Dear Community Members,
Following up on our note from earlier this week, we wanted to give you a project update, share the Addendum to the Incident Report (which can be found at this link) and answer a few community questions.

Project Update
This weekend (Feb. 6-7) in an effort to minimize the chance of another release of drilling mud, our team will conduct borehole maintenance as allowed in our conditional use permit. To do this, the drilling crew will spin the casing and circulate drilling mud through the bore. The HDD rig, mud pump, mud recycling unit and pit pump will be in operation as part of this borehole maintenance between 10:00am PT and 3:00pm PT on Saturday and Sunday for about 20 minutes per hour. No additional casing will be installed and the pilot bore will not be advanced during these maintenance windows.
We want to emphasize that your safety and the safety of our construction team is of paramount importance to us.
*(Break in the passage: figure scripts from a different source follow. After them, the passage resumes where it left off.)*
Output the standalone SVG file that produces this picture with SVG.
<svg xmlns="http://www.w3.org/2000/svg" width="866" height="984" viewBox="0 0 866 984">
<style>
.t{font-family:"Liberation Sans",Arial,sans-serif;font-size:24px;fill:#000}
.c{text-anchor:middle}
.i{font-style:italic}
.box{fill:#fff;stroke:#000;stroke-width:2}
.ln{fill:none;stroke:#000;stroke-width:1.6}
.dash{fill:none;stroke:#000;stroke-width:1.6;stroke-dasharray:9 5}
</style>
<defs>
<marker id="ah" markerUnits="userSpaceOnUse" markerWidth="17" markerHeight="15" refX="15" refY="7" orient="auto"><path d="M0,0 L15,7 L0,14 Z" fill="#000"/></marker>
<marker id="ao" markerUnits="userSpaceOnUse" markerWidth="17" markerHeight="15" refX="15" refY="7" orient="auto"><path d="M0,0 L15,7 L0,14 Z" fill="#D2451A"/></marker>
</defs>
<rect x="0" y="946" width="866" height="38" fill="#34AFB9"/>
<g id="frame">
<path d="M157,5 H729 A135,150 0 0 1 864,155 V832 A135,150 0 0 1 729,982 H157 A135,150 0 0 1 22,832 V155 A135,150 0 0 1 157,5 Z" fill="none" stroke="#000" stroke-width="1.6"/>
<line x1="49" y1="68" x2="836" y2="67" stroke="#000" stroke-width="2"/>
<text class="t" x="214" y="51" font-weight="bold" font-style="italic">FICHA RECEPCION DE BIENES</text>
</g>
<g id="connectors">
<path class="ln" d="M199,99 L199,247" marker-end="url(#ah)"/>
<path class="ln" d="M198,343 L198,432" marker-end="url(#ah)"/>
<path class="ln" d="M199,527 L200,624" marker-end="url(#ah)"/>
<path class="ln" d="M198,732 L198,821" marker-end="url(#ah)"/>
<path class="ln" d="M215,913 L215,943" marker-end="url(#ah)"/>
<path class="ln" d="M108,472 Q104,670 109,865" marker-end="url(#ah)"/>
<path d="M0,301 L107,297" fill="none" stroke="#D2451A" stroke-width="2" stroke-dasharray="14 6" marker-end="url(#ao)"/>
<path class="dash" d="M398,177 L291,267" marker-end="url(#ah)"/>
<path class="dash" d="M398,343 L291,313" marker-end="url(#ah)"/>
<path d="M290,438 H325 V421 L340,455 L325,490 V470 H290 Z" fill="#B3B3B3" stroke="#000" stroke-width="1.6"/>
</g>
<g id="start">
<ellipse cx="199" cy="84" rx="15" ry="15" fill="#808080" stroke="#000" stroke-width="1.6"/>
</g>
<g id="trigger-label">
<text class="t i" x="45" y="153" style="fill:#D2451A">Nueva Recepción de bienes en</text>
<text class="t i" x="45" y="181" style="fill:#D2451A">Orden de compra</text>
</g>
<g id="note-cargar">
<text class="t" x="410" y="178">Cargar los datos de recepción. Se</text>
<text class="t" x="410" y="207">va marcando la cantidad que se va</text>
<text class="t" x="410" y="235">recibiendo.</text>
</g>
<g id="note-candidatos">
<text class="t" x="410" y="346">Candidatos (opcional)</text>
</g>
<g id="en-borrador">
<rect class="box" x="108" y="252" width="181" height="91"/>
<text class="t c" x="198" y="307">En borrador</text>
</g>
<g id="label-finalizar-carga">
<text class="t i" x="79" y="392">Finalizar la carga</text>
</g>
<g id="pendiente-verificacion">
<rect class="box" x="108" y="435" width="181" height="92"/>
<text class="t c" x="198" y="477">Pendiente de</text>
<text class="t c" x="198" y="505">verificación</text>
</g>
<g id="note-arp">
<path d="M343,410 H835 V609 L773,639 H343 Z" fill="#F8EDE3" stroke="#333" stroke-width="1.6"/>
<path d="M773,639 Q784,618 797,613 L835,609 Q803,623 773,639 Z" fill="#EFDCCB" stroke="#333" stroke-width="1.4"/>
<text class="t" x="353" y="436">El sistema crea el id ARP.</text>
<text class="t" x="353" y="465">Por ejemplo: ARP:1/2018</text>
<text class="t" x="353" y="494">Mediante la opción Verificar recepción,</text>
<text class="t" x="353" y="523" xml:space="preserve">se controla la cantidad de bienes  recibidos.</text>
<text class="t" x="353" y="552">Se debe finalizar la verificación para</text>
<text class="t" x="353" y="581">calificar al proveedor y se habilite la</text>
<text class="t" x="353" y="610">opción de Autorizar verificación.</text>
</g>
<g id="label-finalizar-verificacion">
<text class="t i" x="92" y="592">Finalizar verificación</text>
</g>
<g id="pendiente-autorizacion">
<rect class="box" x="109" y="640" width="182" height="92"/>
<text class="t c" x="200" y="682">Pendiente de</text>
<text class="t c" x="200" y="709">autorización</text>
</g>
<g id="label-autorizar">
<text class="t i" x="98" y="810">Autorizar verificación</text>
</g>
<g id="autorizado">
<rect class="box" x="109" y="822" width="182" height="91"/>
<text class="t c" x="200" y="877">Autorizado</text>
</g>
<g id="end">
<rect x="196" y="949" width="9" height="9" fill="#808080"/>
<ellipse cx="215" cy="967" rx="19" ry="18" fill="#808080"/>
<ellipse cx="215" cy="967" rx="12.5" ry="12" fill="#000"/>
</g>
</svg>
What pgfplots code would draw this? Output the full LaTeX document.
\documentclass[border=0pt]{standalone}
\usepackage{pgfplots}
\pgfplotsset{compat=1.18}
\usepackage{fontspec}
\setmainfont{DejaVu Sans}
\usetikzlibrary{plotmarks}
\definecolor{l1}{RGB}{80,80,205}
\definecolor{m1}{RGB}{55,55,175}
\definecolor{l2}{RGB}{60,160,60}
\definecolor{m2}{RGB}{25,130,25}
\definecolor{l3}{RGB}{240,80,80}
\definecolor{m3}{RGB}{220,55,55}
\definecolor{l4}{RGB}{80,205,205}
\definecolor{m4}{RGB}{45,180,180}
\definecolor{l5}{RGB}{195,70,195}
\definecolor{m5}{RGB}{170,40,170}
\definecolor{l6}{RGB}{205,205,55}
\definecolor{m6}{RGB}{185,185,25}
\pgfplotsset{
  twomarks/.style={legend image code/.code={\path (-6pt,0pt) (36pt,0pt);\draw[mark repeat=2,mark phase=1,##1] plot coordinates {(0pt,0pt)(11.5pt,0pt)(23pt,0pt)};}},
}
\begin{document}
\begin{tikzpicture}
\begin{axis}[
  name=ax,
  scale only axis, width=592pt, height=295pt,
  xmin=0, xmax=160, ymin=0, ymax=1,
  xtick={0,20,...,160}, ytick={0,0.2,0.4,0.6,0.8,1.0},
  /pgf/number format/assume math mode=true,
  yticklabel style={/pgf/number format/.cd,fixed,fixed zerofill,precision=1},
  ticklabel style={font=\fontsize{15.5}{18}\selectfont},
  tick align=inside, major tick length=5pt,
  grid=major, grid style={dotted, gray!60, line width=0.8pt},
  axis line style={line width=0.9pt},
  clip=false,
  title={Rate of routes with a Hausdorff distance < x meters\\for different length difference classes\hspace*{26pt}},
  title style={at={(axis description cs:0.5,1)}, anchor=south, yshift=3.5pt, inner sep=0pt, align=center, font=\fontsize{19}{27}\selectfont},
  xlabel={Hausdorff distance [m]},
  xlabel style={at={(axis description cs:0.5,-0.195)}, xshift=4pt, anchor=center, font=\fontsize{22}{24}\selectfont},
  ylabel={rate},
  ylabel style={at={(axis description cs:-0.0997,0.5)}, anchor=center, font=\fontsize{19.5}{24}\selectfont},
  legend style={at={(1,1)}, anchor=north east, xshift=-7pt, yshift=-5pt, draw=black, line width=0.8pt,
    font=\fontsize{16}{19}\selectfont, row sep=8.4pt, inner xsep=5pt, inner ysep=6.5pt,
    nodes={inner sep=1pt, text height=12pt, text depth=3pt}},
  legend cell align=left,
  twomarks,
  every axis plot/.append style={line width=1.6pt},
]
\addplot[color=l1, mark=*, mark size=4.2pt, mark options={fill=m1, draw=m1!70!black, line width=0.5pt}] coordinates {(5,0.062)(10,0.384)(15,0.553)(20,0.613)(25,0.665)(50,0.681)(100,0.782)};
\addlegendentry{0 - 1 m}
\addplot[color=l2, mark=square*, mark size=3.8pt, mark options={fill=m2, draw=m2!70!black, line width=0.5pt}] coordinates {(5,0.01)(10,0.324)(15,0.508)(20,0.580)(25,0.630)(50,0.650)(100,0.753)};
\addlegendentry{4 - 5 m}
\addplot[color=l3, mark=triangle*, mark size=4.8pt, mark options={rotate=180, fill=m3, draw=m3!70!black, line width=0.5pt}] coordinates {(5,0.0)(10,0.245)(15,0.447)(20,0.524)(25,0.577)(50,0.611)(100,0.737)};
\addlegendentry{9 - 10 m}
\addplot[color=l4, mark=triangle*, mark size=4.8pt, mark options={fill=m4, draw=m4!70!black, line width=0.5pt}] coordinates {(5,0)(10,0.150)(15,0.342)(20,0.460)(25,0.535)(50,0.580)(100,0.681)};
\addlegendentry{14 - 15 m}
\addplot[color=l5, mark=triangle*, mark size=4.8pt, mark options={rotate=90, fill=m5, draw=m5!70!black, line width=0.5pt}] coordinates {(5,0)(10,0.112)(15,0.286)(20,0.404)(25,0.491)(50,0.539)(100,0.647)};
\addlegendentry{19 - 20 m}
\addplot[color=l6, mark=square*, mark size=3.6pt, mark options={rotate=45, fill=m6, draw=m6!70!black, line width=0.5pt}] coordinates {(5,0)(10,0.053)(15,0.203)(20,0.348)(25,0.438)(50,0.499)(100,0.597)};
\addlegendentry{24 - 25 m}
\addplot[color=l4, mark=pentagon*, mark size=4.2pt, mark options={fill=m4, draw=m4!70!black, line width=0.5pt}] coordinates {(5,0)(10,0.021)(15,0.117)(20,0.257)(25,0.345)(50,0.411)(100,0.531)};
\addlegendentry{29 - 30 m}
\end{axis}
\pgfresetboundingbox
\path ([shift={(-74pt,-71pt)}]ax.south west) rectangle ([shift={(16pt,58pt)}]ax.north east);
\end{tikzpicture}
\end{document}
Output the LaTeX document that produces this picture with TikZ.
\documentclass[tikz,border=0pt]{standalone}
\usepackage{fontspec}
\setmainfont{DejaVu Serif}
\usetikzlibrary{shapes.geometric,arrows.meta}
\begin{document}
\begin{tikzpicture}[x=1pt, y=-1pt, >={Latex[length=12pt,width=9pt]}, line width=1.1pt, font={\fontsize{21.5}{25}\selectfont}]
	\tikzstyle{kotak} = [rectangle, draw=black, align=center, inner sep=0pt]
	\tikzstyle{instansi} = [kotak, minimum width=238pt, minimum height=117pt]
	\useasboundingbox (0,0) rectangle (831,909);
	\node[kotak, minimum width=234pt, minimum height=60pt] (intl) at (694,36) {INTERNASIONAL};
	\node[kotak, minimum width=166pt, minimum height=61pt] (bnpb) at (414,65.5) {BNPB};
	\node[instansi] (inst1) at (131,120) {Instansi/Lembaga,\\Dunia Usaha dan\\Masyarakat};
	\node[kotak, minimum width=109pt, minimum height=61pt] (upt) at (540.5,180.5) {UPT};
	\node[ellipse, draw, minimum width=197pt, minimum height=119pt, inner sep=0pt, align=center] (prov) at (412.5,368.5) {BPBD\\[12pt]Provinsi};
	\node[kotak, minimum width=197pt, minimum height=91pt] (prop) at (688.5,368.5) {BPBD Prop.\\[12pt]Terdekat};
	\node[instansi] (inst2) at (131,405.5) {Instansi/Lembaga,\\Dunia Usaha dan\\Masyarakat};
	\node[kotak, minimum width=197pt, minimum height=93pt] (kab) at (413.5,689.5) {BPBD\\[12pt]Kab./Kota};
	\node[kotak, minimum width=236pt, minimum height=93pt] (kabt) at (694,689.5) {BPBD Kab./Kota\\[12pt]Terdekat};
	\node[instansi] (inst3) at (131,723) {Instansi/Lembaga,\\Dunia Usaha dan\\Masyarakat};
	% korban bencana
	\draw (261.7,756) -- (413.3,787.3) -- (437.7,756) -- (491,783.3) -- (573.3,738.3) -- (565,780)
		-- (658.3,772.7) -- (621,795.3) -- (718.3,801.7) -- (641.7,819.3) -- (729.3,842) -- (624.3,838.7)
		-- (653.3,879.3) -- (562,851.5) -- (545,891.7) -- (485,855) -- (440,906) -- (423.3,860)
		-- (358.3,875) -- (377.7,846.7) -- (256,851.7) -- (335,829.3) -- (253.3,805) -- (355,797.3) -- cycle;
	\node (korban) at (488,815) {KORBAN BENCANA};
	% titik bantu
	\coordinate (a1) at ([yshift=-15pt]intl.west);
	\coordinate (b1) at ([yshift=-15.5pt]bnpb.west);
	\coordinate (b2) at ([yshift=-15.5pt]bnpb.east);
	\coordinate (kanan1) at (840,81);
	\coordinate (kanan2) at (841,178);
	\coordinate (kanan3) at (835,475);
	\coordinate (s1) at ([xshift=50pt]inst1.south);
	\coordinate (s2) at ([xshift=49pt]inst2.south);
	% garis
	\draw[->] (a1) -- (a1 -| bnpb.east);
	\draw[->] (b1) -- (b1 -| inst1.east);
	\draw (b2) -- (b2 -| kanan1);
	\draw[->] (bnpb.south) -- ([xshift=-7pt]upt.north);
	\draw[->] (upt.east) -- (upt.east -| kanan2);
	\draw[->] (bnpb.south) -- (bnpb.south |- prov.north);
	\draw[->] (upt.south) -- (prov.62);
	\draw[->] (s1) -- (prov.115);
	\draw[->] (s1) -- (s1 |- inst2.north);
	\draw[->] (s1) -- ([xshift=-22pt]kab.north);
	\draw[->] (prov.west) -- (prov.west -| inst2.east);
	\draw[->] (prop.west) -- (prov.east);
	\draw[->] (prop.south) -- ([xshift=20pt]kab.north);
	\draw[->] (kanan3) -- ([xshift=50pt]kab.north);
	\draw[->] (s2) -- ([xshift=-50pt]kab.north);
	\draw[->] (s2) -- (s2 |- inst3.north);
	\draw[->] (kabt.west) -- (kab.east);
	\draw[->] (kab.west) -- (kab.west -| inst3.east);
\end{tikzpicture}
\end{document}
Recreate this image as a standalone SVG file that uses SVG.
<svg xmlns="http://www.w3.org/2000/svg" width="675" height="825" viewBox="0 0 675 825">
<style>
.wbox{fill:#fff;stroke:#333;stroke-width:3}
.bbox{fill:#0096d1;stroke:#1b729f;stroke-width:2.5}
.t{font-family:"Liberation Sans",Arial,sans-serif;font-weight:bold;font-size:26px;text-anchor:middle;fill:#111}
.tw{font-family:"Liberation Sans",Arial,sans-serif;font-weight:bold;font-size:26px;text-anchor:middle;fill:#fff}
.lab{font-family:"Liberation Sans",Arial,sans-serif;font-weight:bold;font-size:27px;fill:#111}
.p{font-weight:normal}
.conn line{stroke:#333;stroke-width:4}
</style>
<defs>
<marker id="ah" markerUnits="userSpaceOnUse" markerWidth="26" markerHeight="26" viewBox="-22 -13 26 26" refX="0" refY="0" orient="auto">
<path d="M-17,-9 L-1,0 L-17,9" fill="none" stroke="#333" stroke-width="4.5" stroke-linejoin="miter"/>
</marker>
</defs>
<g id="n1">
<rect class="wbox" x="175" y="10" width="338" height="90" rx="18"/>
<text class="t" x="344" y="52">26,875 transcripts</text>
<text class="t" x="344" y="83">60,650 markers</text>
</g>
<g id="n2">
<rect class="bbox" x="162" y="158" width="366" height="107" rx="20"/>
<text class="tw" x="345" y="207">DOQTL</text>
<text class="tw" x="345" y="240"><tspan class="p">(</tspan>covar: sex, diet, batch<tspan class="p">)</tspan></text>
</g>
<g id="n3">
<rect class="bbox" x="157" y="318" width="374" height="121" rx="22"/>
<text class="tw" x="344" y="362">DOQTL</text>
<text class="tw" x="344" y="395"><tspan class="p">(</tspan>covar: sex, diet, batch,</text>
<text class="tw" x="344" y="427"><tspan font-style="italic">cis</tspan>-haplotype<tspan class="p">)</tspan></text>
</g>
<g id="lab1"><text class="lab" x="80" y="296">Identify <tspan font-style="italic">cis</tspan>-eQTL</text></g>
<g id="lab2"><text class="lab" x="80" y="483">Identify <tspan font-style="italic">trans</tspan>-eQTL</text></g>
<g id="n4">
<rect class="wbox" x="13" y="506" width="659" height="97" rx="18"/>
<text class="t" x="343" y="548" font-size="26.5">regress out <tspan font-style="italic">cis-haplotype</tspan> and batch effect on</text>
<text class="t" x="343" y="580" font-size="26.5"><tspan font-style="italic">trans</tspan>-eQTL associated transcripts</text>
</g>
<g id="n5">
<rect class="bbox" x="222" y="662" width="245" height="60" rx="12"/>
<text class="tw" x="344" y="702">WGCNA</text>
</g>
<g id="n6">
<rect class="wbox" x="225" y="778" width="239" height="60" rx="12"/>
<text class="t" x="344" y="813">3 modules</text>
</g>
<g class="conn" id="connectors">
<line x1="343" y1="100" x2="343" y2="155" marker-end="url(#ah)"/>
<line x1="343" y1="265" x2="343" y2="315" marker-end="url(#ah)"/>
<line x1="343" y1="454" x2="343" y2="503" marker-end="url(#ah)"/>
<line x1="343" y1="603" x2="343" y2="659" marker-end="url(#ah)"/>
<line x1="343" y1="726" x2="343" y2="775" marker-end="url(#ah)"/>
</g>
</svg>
As such, please give the workers the space in which to do their jobs safely.
We have compiled and addressed some of the questions we received from community members below.

Kind regards,

Matt, Jupiter Cable project spokesperson

Community Q&A

Q: Why did Edge Cable characterize the chance of inadvertent releases of drilling mud (IR) during the HDD drilling project as highly unlikely during the permitting process, and now identifies IRs as “not uncommon”?

A: We did believe that it was highly unlikely that the horizontal directional drilling (HDD) for this project would cause an IR. During the HDD operation for this project in 2020, the HDD bore passed under the same area of Lot 3200 without incident. We also then completed a supplemental vertical bore survey on Lot 3200 in January 2021 to better gauge the potential for an IR, and the resulting hydro-fracture analysis following the vertical bore survey analysis suggested that an IR was unlikely. Further, our construction vendor for the project, SubCom, has successfully completed 14 offshore HDD bores with a total distance drilled equating to 43,690 ft, and only experienced one other IR during those operations. However, IRs do sometimes occur. For example, there was also a small IR several years ago during the construction of another offshore HDD bore for a subsea cable landing in Oregon. (Facebook was not involved in that project.) The State of Oregon recognizes that IRs are a possibility during HDD operations and requires all HDD permit applications to include plans to address the possibility of an IR. We included our IR response plan as part of our permit applications for this project and have instituted robust mitigation procedures to address the IR on Lot 3200. Those mitigation measures are outlined in the Incident Report and Addendum that we previously sent to the state agencies and Tillamook County.

Q: Why is Edge Cable not using dye in the drilling mud to help identify inadvertent releases?

A: The dye sometimes used in horizontal directional drilling (HDD) projects is called rhodamine dye. Rhodamine dye is a highly soluble chemical added to drilling mud to detect for inadvertent releases (IR) under submerged lands, not upland areas. When used, the dye is added to drilling mud when the HDD drill bit is at a position under submerged land, and an offshore vessel equipped with a team of scientists drops a fluorimeter to the sea floor to detect trace amounts of the dye, which may indicate mud is reaching the ocean floor. The use of dye is not relevant for onshore IRs, as it is only designed to detect dye in the water column. If drilling mud containing rhodamine dye was released onto an onshore surface area, the area would be stained pink by the dye. In nearshore areas like the area off of Tierra Del Mar, rhodamine dye can only be monitored with a vessel located in the surf zone when wave conditions are safe enough to operate a small watercraft. The use of rhodamine dye and offshore monitoring vessels presents a safety risk for watercraft and has not been significantly correlated with the prevention or mitigation of IRs. The use of rhodamine dye has not been adopted by the State of Oregon as a condition to offshore HDD permits and therefore has not been implemented for this project.